4. “If it runs for a few magazines, reliability is confirmed”
This is one of the quietest bad assumptions because it often sounds reasonable. A rifle that makes it through 60 or 90 rounds feels proven to a new owner. It is not. Heat, fouling, lubrication changes, marginal gas flow, and drag from worn parts can show up later in the session. A forum case involving an AR that stopped cycling after roughly 100 rounds is a good example.

The rifle would still fire and eject, but weak ejection and sluggish forward movement pointed toward a deeper operating problem rather than a simple magazine issue. The owner eventually discovered the gas tube had broken when trying to remove it, after already noticing that the rifle’s behavior changed only once it had some rounds on it. That kind of pattern matters because it shows why short successful firing strings do not establish long-term reliability.

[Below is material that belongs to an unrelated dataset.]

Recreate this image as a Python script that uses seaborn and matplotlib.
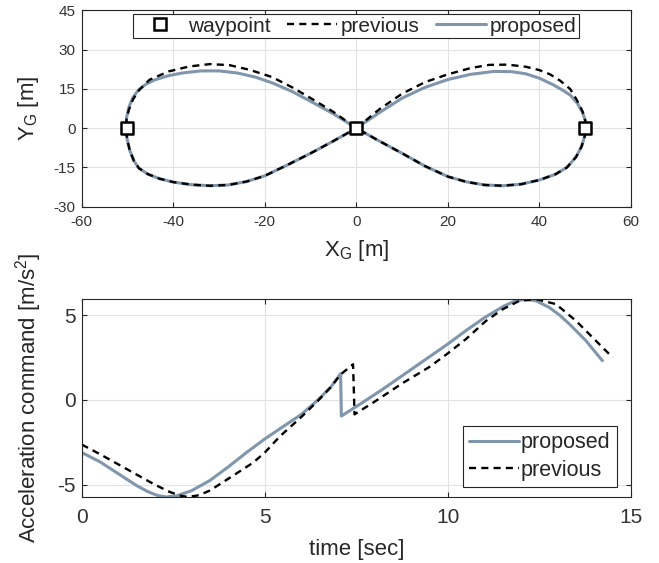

5. “Receiver wobble or fit tightness determines accuracy and function”
Many new owners focus on how the upper and lower feel when pinned together, treating looseness as a reliability defect and tightness as proof of quality. That focus is usually misplaced. A slight amount of receiver slop is common on mil-spec pattern rifles and does not automatically harm accuracy.

What matters more is the operating relationship between the barrel, bolt, carrier, gas system, and ammunition. The AR’s shot-to-shot consistency comes from the barrel and bolt lockup, not from whether the receivers feel like a single block in the hand. As one compatibility guide notes, receiver slop is often a nuisance issue rather than a performance issue. Reliability complaints should start with cycling evidence, extraction, gas behavior, and part movement not cosmetic discomfort.

6. “The expensive parts are the important parts; the little stuff doesn’t matter”
This myth survives because small parts are easy to ignore and hard to market. Springs, pins, detents, and basic fire-control geometry do not get the same attention as barrels or triggers, yet they are often what turn a promising build into an inconsistent one. Albrecht’s warning was blunt: the rifle is “really nothing more than a collection of parts.” That is especially relevant for reliability because the gun does not care where the money was spent if one spring is weak, one pin binds, or one pocket dimension causes drag. A premium trigger can still produce light strikes or reset problems if the lower’s geometry is off.

A good barrel cannot make up for a bad bolt. And a strong brand name on the outside does nothing for a marginal internal part that was never checked. In reliability terms, small faults stack faster than most new owners expect. Most AR-15 reliability myths come from oversimplification. New owners are told the rifle is effortless, overbuilt, or self-explanatory, when dependable function actually depends on observation and basic verification. The better approach is quieter and less glamorous: inspect parts, watch for wear, pay attention to how the rifle behaves as it heats up, and treat repeatable function as earned evidence rather than a first impression.